| REQUIRED WORK |
Quote the records that follow in full and exactly; leave out the pictures.

--- START OF INPUT DATA ---

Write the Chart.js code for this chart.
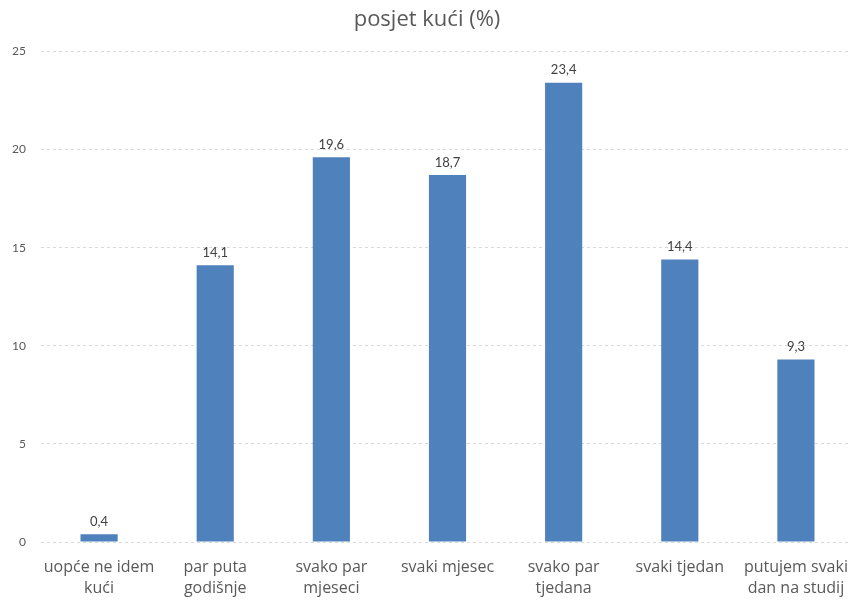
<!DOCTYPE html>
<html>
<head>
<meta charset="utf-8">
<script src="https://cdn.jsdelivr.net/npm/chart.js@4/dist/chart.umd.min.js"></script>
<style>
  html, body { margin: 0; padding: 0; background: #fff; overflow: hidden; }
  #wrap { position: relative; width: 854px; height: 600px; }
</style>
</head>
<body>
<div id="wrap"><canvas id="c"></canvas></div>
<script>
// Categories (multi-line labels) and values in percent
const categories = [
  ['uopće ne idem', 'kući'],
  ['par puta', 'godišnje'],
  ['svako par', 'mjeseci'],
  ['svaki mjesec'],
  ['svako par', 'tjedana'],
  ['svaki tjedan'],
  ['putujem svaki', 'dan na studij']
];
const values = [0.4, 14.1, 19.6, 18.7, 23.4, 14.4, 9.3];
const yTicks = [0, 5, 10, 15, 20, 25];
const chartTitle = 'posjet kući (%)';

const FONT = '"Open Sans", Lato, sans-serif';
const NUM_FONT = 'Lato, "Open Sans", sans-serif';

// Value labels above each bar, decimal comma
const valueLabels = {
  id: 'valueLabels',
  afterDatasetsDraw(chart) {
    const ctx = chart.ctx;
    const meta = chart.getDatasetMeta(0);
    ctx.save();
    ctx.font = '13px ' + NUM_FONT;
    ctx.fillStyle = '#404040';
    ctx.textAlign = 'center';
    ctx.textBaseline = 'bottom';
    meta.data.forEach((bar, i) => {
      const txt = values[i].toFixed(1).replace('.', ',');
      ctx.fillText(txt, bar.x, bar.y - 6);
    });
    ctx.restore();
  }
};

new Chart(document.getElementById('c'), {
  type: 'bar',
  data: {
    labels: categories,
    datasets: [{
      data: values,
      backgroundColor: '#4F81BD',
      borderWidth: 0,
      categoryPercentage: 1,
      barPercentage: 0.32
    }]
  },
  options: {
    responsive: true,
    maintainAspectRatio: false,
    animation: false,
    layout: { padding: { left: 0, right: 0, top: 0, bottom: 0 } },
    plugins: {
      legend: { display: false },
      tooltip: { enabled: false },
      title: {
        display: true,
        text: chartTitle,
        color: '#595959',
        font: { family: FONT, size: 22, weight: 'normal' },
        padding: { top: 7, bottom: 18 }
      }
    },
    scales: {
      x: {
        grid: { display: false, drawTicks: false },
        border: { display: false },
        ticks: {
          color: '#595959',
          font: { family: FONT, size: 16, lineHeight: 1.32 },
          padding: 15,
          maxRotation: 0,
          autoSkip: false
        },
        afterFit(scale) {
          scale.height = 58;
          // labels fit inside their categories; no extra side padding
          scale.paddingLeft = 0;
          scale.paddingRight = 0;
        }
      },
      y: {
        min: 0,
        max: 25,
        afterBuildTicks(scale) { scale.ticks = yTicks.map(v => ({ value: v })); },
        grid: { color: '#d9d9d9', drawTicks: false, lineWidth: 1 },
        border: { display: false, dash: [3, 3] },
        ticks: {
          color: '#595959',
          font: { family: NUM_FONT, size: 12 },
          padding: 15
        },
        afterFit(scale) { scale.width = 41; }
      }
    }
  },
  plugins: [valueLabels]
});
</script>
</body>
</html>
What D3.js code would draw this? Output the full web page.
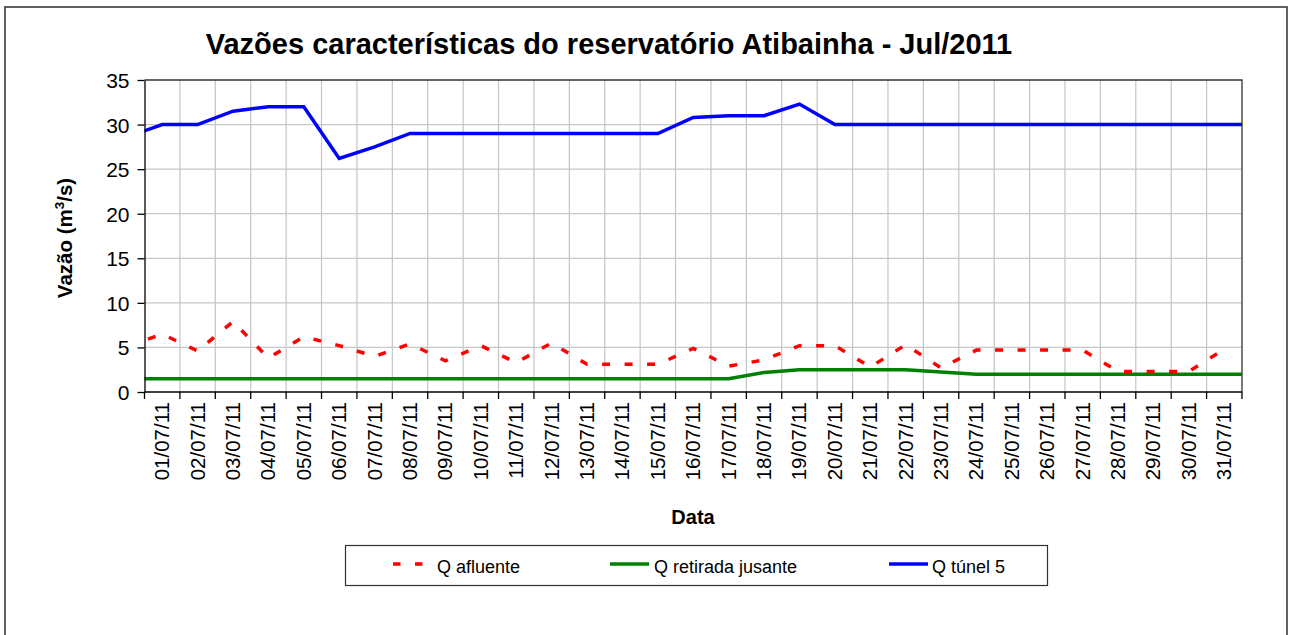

--- END OF INPUT DATA ---

| EXERCISE SOLUTION |
Write the Chart.js code for this chart.
<!DOCTYPE html>
<html>
<head>
<meta charset="utf-8">
<script src="https://cdn.jsdelivr.net/npm/chart.js@4/dist/chart.umd.min.js"></script>
<style>
  html, body { margin: 0; padding: 0; background: #fff; overflow: hidden; }
  #wrap { position: relative; width: 854px; height: 600px; }
</style>
</head>
<body>
<div id="wrap"><canvas id="c"></canvas></div>
<script>
// Categories (multi-line labels) and values in percent
const categories = [
  ['uopće ne idem', 'kući'],
  ['par puta', 'godišnje'],
  ['svako par', 'mjeseci'],
  ['svaki mjesec'],
  ['svako par', 'tjedana'],
  ['svaki tjedan'],
  ['putujem svaki', 'dan na studij']
];
const values = [0.4, 14.1, 19.6, 18.7, 23.4, 14.4, 9.3];
const yTicks = [0, 5, 10, 15, 20, 25];
const chartTitle = 'posjet kući (%)';

const FONT = '"Open Sans", Lato, sans-serif';
const NUM_FONT = 'Lato, "Open Sans", sans-serif';

// Value labels above each bar, decimal comma
const valueLabels = {
  id: 'valueLabels',
  afterDatasetsDraw(chart) {
    const ctx = chart.ctx;
    const meta = chart.getDatasetMeta(0);
    ctx.save();
    ctx.font = '13px ' + NUM_FONT;
    ctx.fillStyle = '#404040';
    ctx.textAlign = 'center';
    ctx.textBaseline = 'bottom';
    meta.data.forEach((bar, i) => {
      const txt = values[i].toFixed(1).replace('.', ',');
      ctx.fillText(txt, bar.x, bar.y - 6);
    });
    ctx.restore();
  }
};

new Chart(document.getElementById('c'), {
  type: 'bar',
  data: {
    labels: categories,
    datasets: [{
      data: values,
      backgroundColor: '#4F81BD',
      borderWidth: 0,
      categoryPercentage: 1,
      barPercentage: 0.32
    }]
  },
  options: {
    responsive: true,
    maintainAspectRatio: false,
    animation: false,
    layout: { padding: { left: 0, right: 0, top: 0, bottom: 0 } },
    plugins: {
      legend: { display: false },
      tooltip: { enabled: false },
      title: {
        display: true,
        text: chartTitle,
        color: '#595959',
        font: { family: FONT, size: 22, weight: 'normal' },
        padding: { top: 7, bottom: 18 }
      }
    },
    scales: {
      x: {
        grid: { display: false, drawTicks: false },
        border: { display: false },
        ticks: {
          color: '#595959',
          font: { family: FONT, size: 16, lineHeight: 1.32 },
          padding: 15,
          maxRotation: 0,
          autoSkip: false
        },
        afterFit(scale) {
          scale.height = 58;
          // labels fit inside their categories; no extra side padding
          scale.paddingLeft = 0;
          scale.paddingRight = 0;
        }
      },
      y: {
        min: 0,
        max: 25,
        afterBuildTicks(scale) { scale.ticks = yTicks.map(v => ({ value: v })); },
        grid: { color: '#d9d9d9', drawTicks: false, lineWidth: 1 },
        border: { display: false, dash: [3, 3] },
        ticks: {
          color: '#595959',
          font: { family: NUM_FONT, size: 12 },
          padding: 15
        },
        afterFit(scale) { scale.width = 41; }
      }
    }
  },
  plugins: [valueLabels]
});
</script>
</body>
</html>
What D3.js code would draw this? Output the full web page.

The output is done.